What dull world of kids’ trivia?

In her new TimesOnline piece, “Why you shouldn’t let your kids rule your life,” Katie Roiphe trots out the familiar feminist canard about how she found her brain atrophying when she took a year-long maternity leave. She writes:

A lot of my friends who don’t work — and it was the same for me when I didn’t — indulge in a willing suspension of the world of ideas and immerse themselves in the rather dull world of kids’ trivia. You find yourself at a dinner party and, instead of talking about novels or politics, the discussion is about whether it’s important to make your own baby food. Even fascinating and brilliant women can revert to this incredibly mundane topic.

This has never been a problem for me, and frankly, I don’t even understand it. I’ve had a child every two or three years for the better part of the last decade, worked part time for the first few years and have been lucky enough to be a full-time stay-at-home mother for a little more than two years now, but I have never felt that my brain was atrophying. I have never stopped reading good books or following politics. I have never stopped thinking about books and history and politics, nor stopped talking about them with my husband and my friends. I’ve been working on a book for the entire time I’ve been a SAHM, and while it is certainly true that taking care of my children has prevented me from finishing it by now, it hasn’t prevented me from working on it, or thinking about it as I go about my domestic tasks. Do I think about what to make for dinner, too? Of course I do, but it doesn’t take all day, and I can cook and listen to talk radio or books on tape at the same time. Not all the time, of course, because my daughters like to help (and talk, talk, talk) some of the time, but other times they’re off playing in their room or outside, and my mind is free to do what it always did before I had children, even as my hands are busy with food or laundry or whatever.

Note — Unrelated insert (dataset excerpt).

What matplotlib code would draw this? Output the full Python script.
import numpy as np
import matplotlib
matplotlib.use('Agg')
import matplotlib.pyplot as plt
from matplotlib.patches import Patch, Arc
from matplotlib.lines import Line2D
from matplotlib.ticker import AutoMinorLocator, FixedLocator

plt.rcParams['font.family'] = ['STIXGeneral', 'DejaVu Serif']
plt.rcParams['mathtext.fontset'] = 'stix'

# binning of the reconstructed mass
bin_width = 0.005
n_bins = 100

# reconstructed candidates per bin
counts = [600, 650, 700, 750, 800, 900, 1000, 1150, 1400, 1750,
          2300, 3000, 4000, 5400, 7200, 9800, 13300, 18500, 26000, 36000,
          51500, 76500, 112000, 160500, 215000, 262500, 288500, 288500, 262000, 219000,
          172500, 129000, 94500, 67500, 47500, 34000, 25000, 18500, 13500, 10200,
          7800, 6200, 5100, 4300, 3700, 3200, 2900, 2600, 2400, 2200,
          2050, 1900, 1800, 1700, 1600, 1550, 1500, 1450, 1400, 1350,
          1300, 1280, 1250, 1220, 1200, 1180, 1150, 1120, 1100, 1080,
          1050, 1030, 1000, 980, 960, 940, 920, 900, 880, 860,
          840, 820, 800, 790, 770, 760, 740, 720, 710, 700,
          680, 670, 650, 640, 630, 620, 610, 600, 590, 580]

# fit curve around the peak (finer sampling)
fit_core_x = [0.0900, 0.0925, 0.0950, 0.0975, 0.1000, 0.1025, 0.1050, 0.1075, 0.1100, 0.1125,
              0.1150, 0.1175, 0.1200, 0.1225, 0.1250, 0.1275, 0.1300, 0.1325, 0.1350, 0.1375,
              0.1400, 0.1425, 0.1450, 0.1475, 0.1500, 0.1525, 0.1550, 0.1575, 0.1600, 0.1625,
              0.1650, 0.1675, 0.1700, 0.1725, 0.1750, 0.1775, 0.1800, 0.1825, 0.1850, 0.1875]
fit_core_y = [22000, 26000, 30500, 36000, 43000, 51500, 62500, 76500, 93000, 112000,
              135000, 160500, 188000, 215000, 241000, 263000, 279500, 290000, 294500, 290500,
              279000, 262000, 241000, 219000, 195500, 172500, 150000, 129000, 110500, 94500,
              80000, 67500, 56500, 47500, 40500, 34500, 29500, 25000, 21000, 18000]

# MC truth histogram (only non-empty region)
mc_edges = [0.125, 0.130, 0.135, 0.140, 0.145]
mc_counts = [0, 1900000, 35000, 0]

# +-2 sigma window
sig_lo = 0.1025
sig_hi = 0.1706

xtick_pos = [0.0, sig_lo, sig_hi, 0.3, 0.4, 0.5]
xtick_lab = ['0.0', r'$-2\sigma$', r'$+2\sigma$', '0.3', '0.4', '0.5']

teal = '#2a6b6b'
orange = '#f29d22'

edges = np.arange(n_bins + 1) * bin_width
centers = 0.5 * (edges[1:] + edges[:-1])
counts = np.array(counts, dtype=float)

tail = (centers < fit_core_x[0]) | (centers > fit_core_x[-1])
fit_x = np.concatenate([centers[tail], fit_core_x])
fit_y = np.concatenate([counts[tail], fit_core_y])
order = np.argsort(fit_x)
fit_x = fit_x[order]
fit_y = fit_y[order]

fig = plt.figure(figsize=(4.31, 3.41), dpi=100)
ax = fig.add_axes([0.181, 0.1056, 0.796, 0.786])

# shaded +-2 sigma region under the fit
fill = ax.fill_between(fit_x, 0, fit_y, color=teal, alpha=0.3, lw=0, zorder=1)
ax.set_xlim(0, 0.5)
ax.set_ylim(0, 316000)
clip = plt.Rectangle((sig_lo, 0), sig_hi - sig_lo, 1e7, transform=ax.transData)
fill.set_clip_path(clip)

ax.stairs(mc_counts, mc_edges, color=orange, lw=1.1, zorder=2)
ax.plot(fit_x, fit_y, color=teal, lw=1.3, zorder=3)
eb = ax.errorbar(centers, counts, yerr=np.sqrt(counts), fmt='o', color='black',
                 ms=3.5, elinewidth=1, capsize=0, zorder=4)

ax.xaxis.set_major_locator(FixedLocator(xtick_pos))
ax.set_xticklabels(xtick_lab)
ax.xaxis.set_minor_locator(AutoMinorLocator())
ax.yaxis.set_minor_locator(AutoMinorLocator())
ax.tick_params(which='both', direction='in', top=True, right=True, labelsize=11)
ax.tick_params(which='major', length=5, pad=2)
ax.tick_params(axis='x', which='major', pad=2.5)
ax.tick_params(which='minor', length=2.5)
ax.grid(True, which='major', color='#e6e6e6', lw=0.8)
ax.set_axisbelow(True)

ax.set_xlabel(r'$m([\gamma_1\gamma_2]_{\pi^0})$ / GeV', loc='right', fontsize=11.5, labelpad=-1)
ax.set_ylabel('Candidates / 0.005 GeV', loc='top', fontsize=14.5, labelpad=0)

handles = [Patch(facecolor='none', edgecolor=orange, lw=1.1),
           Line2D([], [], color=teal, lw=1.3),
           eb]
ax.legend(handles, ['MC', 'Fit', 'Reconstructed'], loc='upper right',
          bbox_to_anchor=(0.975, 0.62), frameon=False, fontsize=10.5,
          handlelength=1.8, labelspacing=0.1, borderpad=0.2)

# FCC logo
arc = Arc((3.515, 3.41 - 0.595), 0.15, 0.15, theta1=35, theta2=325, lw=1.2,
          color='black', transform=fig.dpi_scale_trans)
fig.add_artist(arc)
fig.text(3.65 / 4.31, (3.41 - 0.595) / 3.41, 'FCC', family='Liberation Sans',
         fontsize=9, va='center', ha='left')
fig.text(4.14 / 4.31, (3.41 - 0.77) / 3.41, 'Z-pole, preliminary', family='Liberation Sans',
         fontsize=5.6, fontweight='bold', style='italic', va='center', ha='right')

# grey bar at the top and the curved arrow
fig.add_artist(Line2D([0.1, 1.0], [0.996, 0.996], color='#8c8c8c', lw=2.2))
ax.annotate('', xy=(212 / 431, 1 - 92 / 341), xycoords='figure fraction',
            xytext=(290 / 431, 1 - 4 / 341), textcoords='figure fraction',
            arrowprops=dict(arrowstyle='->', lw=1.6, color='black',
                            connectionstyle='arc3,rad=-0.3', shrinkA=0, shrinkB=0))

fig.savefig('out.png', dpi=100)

Roiphe’s article was a bit hard for me to follow at some points, not because my brain has been damaged by obsessing over homemade babyfood, but because the article could have used a good editorial once-over. Moving on from the brain-atrophy problem, she writes:

In the 1930s, Winifred Holby, a journalist friend of the writer Vera Brittain, wrote about what she called the “rich unrest of family life”. I think that we’re supposed to embrace that rich unrest. It evokes a different attitude to the difficulty and chaos of child-rearing. We seem to be so oppressed by all these basic aspects of child-rearing, and I wonder if it is not self-imposed.

It also displays a lack of imagination and tolerance. Is it okay if someone raises their children differently, if a mother, instead of giving them art projects, puts them in front of videos at 8am so she can get dressed? Our judgments contain our own insecurities and a lack of imagination.

What is she talking about? And what does it have to do with (a) SAHM brains atrophying, or (b) letting your kids rule your life? I had never heard of Winifred Holby, but looked her up (finding that her name was actually Holtby, with a T) and learned that she never married or had children. I couldn’t find a reference to the “rich unrest of family life” and am still not sure whether Roiphe thinks that embracing it is a good thing or a bad thing for a mother to do. Similarly, I’m not sure if she’s defending or criticizing the moms who put their toddlers in front of the telly so they can get dressed in the morning. Why she thinks that videos or art projects are the only options is beyond me. Hasn’t she ever heard of children amusing themselves by playing? Truly, it is possible. Mine do it every day for at least a few minutes and often a few hours.

She wraps up the piece by observing:

I would be a terrible mother if I didn’t work — I’d go crazy. And I the fact like that my daughter sees me working. I want her to do whatever she wants in life.

If she wants to work, that’s her business. After all, she has only one child, and that child is already in school. But please, Ms. Roiphe, don’t assume that those of us who do want to be home with our children are mindless dolts who are “going crazy” or losing the ability to think about intellectually stimulating topics. For a great many mothers I know, it simply isn’t so.

Comments 2

  1. Jean wrote:

    I totally agree. I’m also at home by choice, but I like to think that I have not lost all intellectual capabilities. I would be rich if I had a dollar for every time I was asked, “aren’t you bored?”

    I also think that sometimes women get deep into the discussions about baby food (or whatever other parenting issue) because it is an issue that they have in common, not because it is the only thing that they think about.

    Posted 04 Jul 2008 at 1:45 am
  2. Brigette Russell wrote:

    Good point, Jean. I’ve also been to more than a few parties where several couples had young children and brought them along, and in those settings even the dads (who were gainfully employed and didn’t have rotting brains) were talking about diapers and sleep schedules and other kid- and baby-related topics.